Getting on Board

In the effort to increase gender equity on corporate boards, numbers are deceiving

By Laura Braddick

Lately researchers and advocates have been heralding the growth of women leaders in business. A report released by Credit Suisse in 2016 shows the percentage of female directors has grown by 54 percent since 2010.

But while critics of gender disparity in business leadership are cheering this growth, Towson University finance professors Michaël Dewally and Susan Flaherty say the news isn’t as great as it sounds.

“While numerical progress is being made, the substance of the change is not as large as typically indicated in the media at large,” says Dewally. “Despite the headline news about females receiving a greater acceptance in the board room, we find that the process through which they get included is not really inclusive.”

 “Women simply on average do not yet replace male board members but, rather, are added as directors and are given lower-level responsibilities on the boards.”

During an analysis of how social norms affect female board membership, the professors actually uncovered the trend that women do not tend to replace exiting male board members but rather are appointed when board sizes grow.

“Women simply on average do not yet replace male board members but, rather, are added as directors and are given lower-level responsibilities on the boards,” says Dewally.

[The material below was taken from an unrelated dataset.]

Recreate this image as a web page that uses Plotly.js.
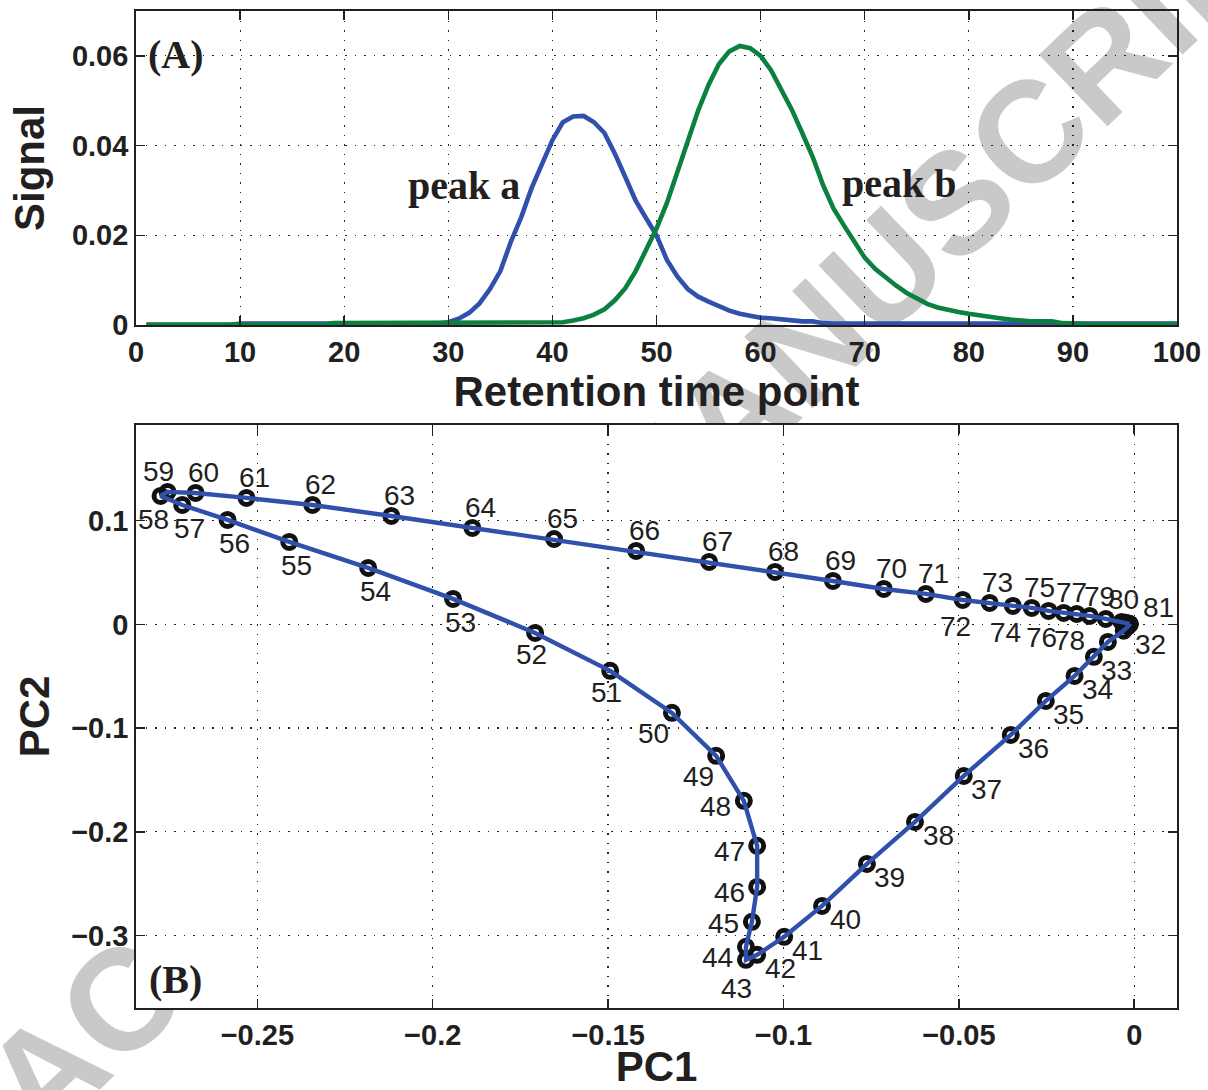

So not only is female representation not increasing in relative terms, but because women are being brought in at a lower level, their influence and impact on the corporations they serve are not at the same level as their male counterparts.

This matters not just for diversity’s sake. Research shows companies with diverse boards and executive management see tangible benefits to their performance and bottom lines.

“Women have been found to be better stewards of corporations,” says Dewally. “They are more diligent monitors in the boardroom and their presence is linked with lower incidence of accounting restatements and lower corporate risk-taking. However, this effect can only be felt when more women are represented on the board. It takes multiple women for the benefits to accrue.”

Dewally and Flaherty’s study, which included 1,630 firms and 30,369 female directors over a 10-year period, also finds that in areas of the United States where people are more likely to claim affiliation with and attend church, there are fewer women in the boardroom. On the other hand, in regions where women have higher levels of educational attainment, there are more women serving in board roles.

Dewally and Flaherty are both associate professors in the Department of Finance and have authored numerous research studies on corporate governance and performance. Their paper, “The Impact of Social Norms on Female Corporate Board Membership Inclusion,” was published in Managerial Finance in 2016.